YOUR TASK: Return the complete listing that follows, with each line reproduced exactly.

* START SOURCE MATERIAL *

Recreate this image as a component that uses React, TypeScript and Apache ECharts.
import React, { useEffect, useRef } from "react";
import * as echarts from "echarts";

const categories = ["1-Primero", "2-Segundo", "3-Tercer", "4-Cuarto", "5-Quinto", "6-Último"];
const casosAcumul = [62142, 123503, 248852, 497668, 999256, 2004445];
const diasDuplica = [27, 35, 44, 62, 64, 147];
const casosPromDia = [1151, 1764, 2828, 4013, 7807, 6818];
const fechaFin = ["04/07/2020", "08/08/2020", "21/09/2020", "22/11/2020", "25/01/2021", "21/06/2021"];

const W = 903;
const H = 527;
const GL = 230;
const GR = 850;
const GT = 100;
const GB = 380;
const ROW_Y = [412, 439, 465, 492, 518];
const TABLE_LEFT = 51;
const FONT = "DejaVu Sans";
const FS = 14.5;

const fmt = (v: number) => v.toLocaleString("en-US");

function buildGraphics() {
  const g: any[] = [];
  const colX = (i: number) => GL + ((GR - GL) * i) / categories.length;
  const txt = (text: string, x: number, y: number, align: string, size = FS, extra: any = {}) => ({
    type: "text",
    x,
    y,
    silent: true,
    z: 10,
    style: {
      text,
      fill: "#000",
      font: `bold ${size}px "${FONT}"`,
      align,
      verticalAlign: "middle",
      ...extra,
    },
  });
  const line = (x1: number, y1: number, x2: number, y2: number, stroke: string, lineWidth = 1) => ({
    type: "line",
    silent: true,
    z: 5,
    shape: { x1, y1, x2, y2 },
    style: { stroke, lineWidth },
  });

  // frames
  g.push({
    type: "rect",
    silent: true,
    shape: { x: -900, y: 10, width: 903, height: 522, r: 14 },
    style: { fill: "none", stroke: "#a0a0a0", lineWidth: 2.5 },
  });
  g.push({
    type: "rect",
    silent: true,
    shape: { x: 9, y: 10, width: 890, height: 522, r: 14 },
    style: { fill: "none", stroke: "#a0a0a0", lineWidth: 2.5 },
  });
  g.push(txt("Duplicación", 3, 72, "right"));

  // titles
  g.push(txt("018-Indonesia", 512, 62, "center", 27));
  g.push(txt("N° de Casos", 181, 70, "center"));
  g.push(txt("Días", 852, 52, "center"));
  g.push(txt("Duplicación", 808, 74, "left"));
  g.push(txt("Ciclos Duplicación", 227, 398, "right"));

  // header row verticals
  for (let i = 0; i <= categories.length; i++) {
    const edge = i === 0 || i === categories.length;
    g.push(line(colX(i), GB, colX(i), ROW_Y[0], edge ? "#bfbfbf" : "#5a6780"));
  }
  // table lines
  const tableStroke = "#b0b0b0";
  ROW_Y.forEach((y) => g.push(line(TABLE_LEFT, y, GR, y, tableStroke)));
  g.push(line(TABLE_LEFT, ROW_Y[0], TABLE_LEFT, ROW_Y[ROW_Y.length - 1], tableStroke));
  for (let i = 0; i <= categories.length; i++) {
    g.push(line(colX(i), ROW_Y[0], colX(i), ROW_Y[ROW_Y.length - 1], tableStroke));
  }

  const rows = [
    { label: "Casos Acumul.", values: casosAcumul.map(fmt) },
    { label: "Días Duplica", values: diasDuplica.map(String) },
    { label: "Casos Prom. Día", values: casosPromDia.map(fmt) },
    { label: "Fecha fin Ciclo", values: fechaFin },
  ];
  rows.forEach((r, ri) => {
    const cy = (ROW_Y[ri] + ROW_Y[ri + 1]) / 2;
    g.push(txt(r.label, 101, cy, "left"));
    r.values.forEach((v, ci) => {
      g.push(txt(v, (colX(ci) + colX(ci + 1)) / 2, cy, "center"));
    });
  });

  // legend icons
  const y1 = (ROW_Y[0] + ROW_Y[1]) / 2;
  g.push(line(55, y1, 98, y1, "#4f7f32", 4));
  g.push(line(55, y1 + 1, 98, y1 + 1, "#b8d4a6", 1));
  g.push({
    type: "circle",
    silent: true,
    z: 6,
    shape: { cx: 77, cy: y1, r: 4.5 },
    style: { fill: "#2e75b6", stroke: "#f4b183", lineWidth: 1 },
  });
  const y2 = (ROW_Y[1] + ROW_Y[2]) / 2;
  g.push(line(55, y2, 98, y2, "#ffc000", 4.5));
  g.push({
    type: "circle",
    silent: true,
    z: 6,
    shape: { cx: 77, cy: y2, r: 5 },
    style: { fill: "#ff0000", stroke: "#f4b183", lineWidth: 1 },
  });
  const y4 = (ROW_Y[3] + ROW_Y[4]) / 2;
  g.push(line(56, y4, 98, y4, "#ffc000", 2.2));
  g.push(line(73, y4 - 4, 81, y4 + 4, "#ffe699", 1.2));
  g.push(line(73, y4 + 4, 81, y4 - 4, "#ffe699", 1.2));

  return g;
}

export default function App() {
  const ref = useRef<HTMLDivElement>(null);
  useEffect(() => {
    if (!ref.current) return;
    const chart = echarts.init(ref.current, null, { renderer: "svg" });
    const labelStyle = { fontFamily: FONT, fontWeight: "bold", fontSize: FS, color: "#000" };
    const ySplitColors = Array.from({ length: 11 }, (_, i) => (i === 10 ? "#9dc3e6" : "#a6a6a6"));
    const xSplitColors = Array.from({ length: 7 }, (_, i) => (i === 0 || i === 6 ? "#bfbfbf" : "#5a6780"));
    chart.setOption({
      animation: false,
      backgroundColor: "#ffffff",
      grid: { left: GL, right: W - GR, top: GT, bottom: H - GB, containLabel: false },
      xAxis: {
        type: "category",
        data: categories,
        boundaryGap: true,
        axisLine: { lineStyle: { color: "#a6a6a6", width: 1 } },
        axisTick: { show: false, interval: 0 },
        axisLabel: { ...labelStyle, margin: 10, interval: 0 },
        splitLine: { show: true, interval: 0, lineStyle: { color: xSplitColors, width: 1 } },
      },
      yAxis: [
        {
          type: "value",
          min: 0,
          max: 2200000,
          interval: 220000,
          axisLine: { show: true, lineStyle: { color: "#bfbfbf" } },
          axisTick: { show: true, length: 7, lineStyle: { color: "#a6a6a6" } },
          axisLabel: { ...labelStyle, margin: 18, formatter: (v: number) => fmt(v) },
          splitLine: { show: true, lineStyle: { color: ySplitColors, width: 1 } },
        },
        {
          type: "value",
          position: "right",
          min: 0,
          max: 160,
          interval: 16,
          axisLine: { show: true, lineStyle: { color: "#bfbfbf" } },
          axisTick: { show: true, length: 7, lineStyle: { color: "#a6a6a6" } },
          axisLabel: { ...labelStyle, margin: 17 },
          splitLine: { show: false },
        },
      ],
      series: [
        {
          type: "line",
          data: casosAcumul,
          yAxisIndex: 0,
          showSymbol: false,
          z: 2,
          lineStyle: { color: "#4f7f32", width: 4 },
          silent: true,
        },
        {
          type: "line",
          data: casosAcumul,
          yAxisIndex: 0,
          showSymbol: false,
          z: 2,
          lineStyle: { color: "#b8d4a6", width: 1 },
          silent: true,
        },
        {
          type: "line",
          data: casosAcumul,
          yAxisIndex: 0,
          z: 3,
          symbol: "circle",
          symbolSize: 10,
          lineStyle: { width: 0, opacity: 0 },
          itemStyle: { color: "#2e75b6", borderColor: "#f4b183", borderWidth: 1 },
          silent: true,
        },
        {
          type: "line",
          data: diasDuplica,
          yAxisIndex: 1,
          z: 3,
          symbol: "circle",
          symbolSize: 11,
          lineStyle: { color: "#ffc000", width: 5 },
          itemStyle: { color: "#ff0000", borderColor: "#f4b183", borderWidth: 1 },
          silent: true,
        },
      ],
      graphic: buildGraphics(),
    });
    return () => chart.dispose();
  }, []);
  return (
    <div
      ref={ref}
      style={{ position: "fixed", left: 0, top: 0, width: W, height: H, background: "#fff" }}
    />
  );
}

* END SOURCE MATERIAL *

WRITTEN REPLY:
Recreate this image as a component that uses React, TypeScript and Apache ECharts.
import React, { useEffect, useRef } from "react";
import * as echarts from "echarts";

const categories = ["1-Primero", "2-Segundo", "3-Tercer", "4-Cuarto", "5-Quinto", "6-Último"];
const casosAcumul = [62142, 123503, 248852, 497668, 999256, 2004445];
const diasDuplica = [27, 35, 44, 62, 64, 147];
const casosPromDia = [1151, 1764, 2828, 4013, 7807, 6818];
const fechaFin = ["04/07/2020", "08/08/2020", "21/09/2020", "22/11/2020", "25/01/2021", "21/06/2021"];

const W = 903;
const H = 527;
const GL = 230;
const GR = 850;
const GT = 100;
const GB = 380;
const ROW_Y = [412, 439, 465, 492, 518];
const TABLE_LEFT = 51;
const FONT = "DejaVu Sans";
const FS = 14.5;

const fmt = (v: number) => v.toLocaleString("en-US");

function buildGraphics() {
  const g: any[] = [];
  const colX = (i: number) => GL + ((GR - GL) * i) / categories.length;
  const txt = (text: string, x: number, y: number, align: string, size = FS, extra: any = {}) => ({
    type: "text",
    x,
    y,
    silent: true,
    z: 10,
    style: {
      text,
      fill: "#000",
      font: `bold ${size}px "${FONT}"`,
      align,
      verticalAlign: "middle",
      ...extra,
    },
  });
  const line = (x1: number, y1: number, x2: number, y2: number, stroke: string, lineWidth = 1) => ({
    type: "line",
    silent: true,
    z: 5,
    shape: { x1, y1, x2, y2 },
    style: { stroke, lineWidth },
  });

  // frames
  g.push({
    type: "rect",
    silent: true,
    shape: { x: -900, y: 10, width: 903, height: 522, r: 14 },
    style: { fill: "none", stroke: "#a0a0a0", lineWidth: 2.5 },
  });
  g.push({
    type: "rect",
    silent: true,
    shape: { x: 9, y: 10, width: 890, height: 522, r: 14 },
    style: { fill: "none", stroke: "#a0a0a0", lineWidth: 2.5 },
  });
  g.push(txt("Duplicación", 3, 72, "right"));

  // titles
  g.push(txt("018-Indonesia", 512, 62, "center", 27));
  g.push(txt("N° de Casos", 181, 70, "center"));
  g.push(txt("Días", 852, 52, "center"));
  g.push(txt("Duplicación", 808, 74, "left"));
  g.push(txt("Ciclos Duplicación", 227, 398, "right"));

  // header row verticals
  for (let i = 0; i <= categories.length; i++) {
    const edge = i === 0 || i === categories.length;
    g.push(line(colX(i), GB, colX(i), ROW_Y[0], edge ? "#bfbfbf" : "#5a6780"));
  }
  // table lines
  const tableStroke = "#b0b0b0";
  ROW_Y.forEach((y) => g.push(line(TABLE_LEFT, y, GR, y, tableStroke)));
  g.push(line(TABLE_LEFT, ROW_Y[0], TABLE_LEFT, ROW_Y[ROW_Y.length - 1], tableStroke));
  for (let i = 0; i <= categories.length; i++) {
    g.push(line(colX(i), ROW_Y[0], colX(i), ROW_Y[ROW_Y.length - 1], tableStroke));
  }

  const rows = [
    { label: "Casos Acumul.", values: casosAcumul.map(fmt) },
    { label: "Días Duplica", values: diasDuplica.map(String) },
    { label: "Casos Prom. Día", values: casosPromDia.map(fmt) },
    { label: "Fecha fin Ciclo", values: fechaFin },
  ];
  rows.forEach((r, ri) => {
    const cy = (ROW_Y[ri] + ROW_Y[ri + 1]) / 2;
    g.push(txt(r.label, 101, cy, "left"));
    r.values.forEach((v, ci) => {
      g.push(txt(v, (colX(ci) + colX(ci + 1)) / 2, cy, "center"));
    });
  });

  // legend icons
  const y1 = (ROW_Y[0] + ROW_Y[1]) / 2;
  g.push(line(55, y1, 98, y1, "#4f7f32", 4));
  g.push(line(55, y1 + 1, 98, y1 + 1, "#b8d4a6", 1));
  g.push({
    type: "circle",
    silent: true,
    z: 6,
    shape: { cx: 77, cy: y1, r: 4.5 },
    style: { fill: "#2e75b6", stroke: "#f4b183", lineWidth: 1 },
  });
  const y2 = (ROW_Y[1] + ROW_Y[2]) / 2;
  g.push(line(55, y2, 98, y2, "#ffc000", 4.5));
  g.push({
    type: "circle",
    silent: true,
    z: 6,
    shape: { cx: 77, cy: y2, r: 5 },
    style: { fill: "#ff0000", stroke: "#f4b183", lineWidth: 1 },
  });
  const y4 = (ROW_Y[3] + ROW_Y[4]) / 2;
  g.push(line(56, y4, 98, y4, "#ffc000", 2.2));
  g.push(line(73, y4 - 4, 81, y4 + 4, "#ffe699", 1.2));
  g.push(line(73, y4 + 4, 81, y4 - 4, "#ffe699", 1.2));

  return g;
}

export default function App() {
  const ref = useRef<HTMLDivElement>(null);
  useEffect(() => {
    if (!ref.current) return;
    const chart = echarts.init(ref.current, null, { renderer: "svg" });
    const labelStyle = { fontFamily: FONT, fontWeight: "bold", fontSize: FS, color: "#000" };
    const ySplitColors = Array.from({ length: 11 }, (_, i) => (i === 10 ? "#9dc3e6" : "#a6a6a6"));
    const xSplitColors = Array.from({ length: 7 }, (_, i) => (i === 0 || i === 6 ? "#bfbfbf" : "#5a6780"));
    chart.setOption({
      animation: false,
      backgroundColor: "#ffffff",
      grid: { left: GL, right: W - GR, top: GT, bottom: H - GB, containLabel: false },
      xAxis: {
        type: "category",
        data: categories,
        boundaryGap: true,
        axisLine: { lineStyle: { color: "#a6a6a6", width: 1 } },
        axisTick: { show: false, interval: 0 },
        axisLabel: { ...labelStyle, margin: 10, interval: 0 },
        splitLine: { show: true, interval: 0, lineStyle: { color: xSplitColors, width: 1 } },
      },
      yAxis: [
        {
          type: "value",
          min: 0,
          max: 2200000,
          interval: 220000,
          axisLine: { show: true, lineStyle: { color: "#bfbfbf" } },
          axisTick: { show: true, length: 7, lineStyle: { color: "#a6a6a6" } },
          axisLabel: { ...labelStyle, margin: 18, formatter: (v: number) => fmt(v) },
          splitLine: { show: true, lineStyle: { color: ySplitColors, width: 1 } },
        },
        {
          type: "value",
          position: "right",
          min: 0,
          max: 160,
          interval: 16,
          axisLine: { show: true, lineStyle: { color: "#bfbfbf" } },
          axisTick: { show: true, length: 7, lineStyle: { color: "#a6a6a6" } },
          axisLabel: { ...labelStyle, margin: 17 },
          splitLine: { show: false },
        },
      ],
      series: [
        {
          type: "line",
          data: casosAcumul,
          yAxisIndex: 0,
          showSymbol: false,
          z: 2,
          lineStyle: { color: "#4f7f32", width: 4 },
          silent: true,
        },
        {
          type: "line",
          data: casosAcumul,
          yAxisIndex: 0,
          showSymbol: false,
          z: 2,
          lineStyle: { color: "#b8d4a6", width: 1 },
          silent: true,
        },
        {
          type: "line",
          data: casosAcumul,
          yAxisIndex: 0,
          z: 3,
          symbol: "circle",
          symbolSize: 10,
          lineStyle: { width: 0, opacity: 0 },
          itemStyle: { color: "#2e75b6", borderColor: "#f4b183", borderWidth: 1 },
          silent: true,
        },
        {
          type: "line",
          data: diasDuplica,
          yAxisIndex: 1,
          z: 3,
          symbol: "circle",
          symbolSize: 11,
          lineStyle: { color: "#ffc000", width: 5 },
          itemStyle: { color: "#ff0000", borderColor: "#f4b183", borderWidth: 1 },
          silent: true,
        },
      ],
      graphic: buildGraphics(),
    });
    return () => chart.dispose();
  }, []);
  return (
    <div
      ref={ref}
      style={{ position: "fixed", left: 0, top: 0, width: W, height: H, background: "#fff" }}
    />
  );
}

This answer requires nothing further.